LANE, Ralph (c.1528-1603), of London Glendon, Northants. Dublin.

Published in The History of Parliament: the House of Commons 1558-1603, ed. P.W. Hasler, 1981
Available from Boydell and Brewer

Constituency

Dates

Family and Education

b. c.1528, 2nd s. of Sir Ralph Lane (d.1541) of Orlingbury, Northants. by Maud, da. and coh. of William Parr, 1st Baron Parr of Horton; bro. of Sir Robert and William Lane I educ. M. Temple 1554. unm. Kntd. 1593.

Offices Held

Equerry of the stable by 1568; served against the northern rebels 1569; commr. piracy 1571; capt. in the Netherlands 1572-3; commr. for fortifications [I] 1583-4; gov. Kerry 1584, Virginia 1585-6; muster master, Norf. 1587; muster master gen. Tilbury 1588; muster master on the Portugal expedition 1589; capt. Southsea castle, Hants from 1588; muster master or clerk of the check [I] from Jan. 1592.

Biography

Lane was returned for Northampton in 1563 as the younger son of a local gentry family. No evidence has been found of any parliamentary activity. Within a year or two he had gone to court, where he was to be an inveterate suitor all his life. Almost all his surviving letters to Burghley and Robert Cecil make some request, the grant of which would relieve his necessities, and at first he was surprisingly successful, obtaining a lucrative patent to search ships for uncustomed goods in August 1571 and a commission to suppress piracy later that year. His interest in military affairs between 1572 and 1583, and his part in the expedition of (Sir) Richard Grenville II to Virginia has been dealt with elsewhere. Finally, in 1592 Lane was appointed muster master of Ireland, but as he had put most of his money into a projected voyage with Ralegh—presumably the expedition to cut off the Spanish treasure fleet—he claimed to be without the means to set out for his new post. Once there, he never returned, despite repeated applications for a post elsewhere. In 1593 he distinguished himself in battle and was knighted, and in the following year he was dangerously wounded, after which he was thought to have ‘grown weak in his brains’. On 1 July 1595 Elizabeth wrote suspending him, a decree not immediately delivered as he was thought to be dying. Lane maintained that the abrogation of a life patent was unprecedented, and begged for a sinecure in exchange, but in spite of the efforts of his nephew, William Lane II, none was forthcoming, and he was deprived of his ‘dead pays’. By 1599 wellwishers, among them his friend Mountjoy, were hoping to obtain him a pension, as he was without other resources, but they met with no success. Lane died in office in October 1603, and was buried in St. Patrick’s, Dublin.

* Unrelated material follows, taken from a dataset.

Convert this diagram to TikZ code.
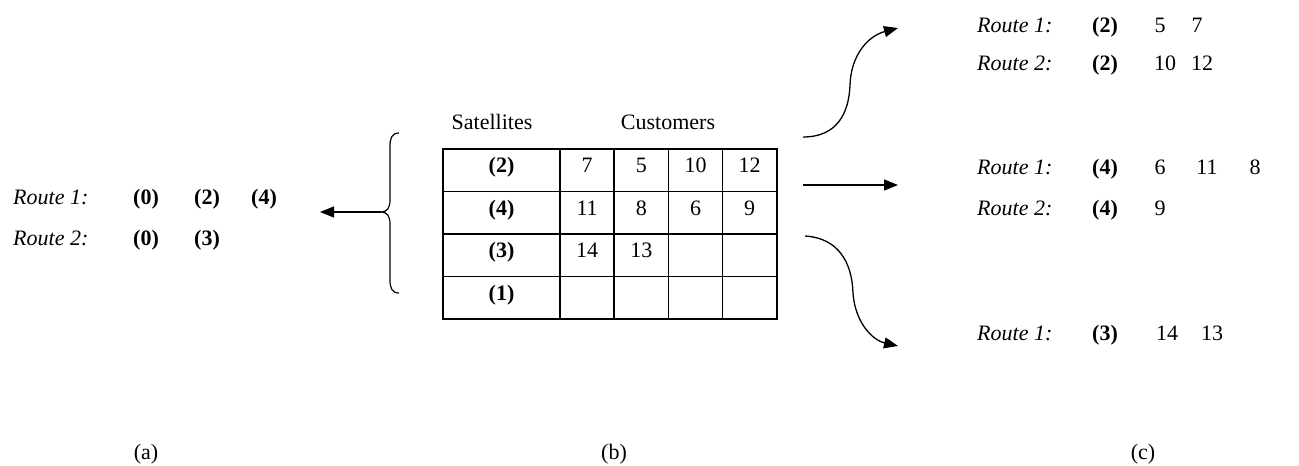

DNB; CSP Ire. passim; CPR, 1566-9, p. 213; B. Dietz, ‘Privateering in N.W. European Waters 1568-72’ (London Univ. PhD thesis 1959), pp. 340-1; CSP Col. 1574-1660, pp. 2-3; APC, xv. 296; xvi. 254, 273, 277; xviii. 54; xxi. 276; xxvi. 176, 177; xxvii. 279; xxviii. 186, 209, 216, 271, 468; xxxi. 155; Strype, Annals, ii(1), pp. 455, 518; Lansd. 39, f. 144; 61, f. 194; 69, ff. 28, 121; 70, f. 14; HMC Hatfield, vii. 310; xiii. 468.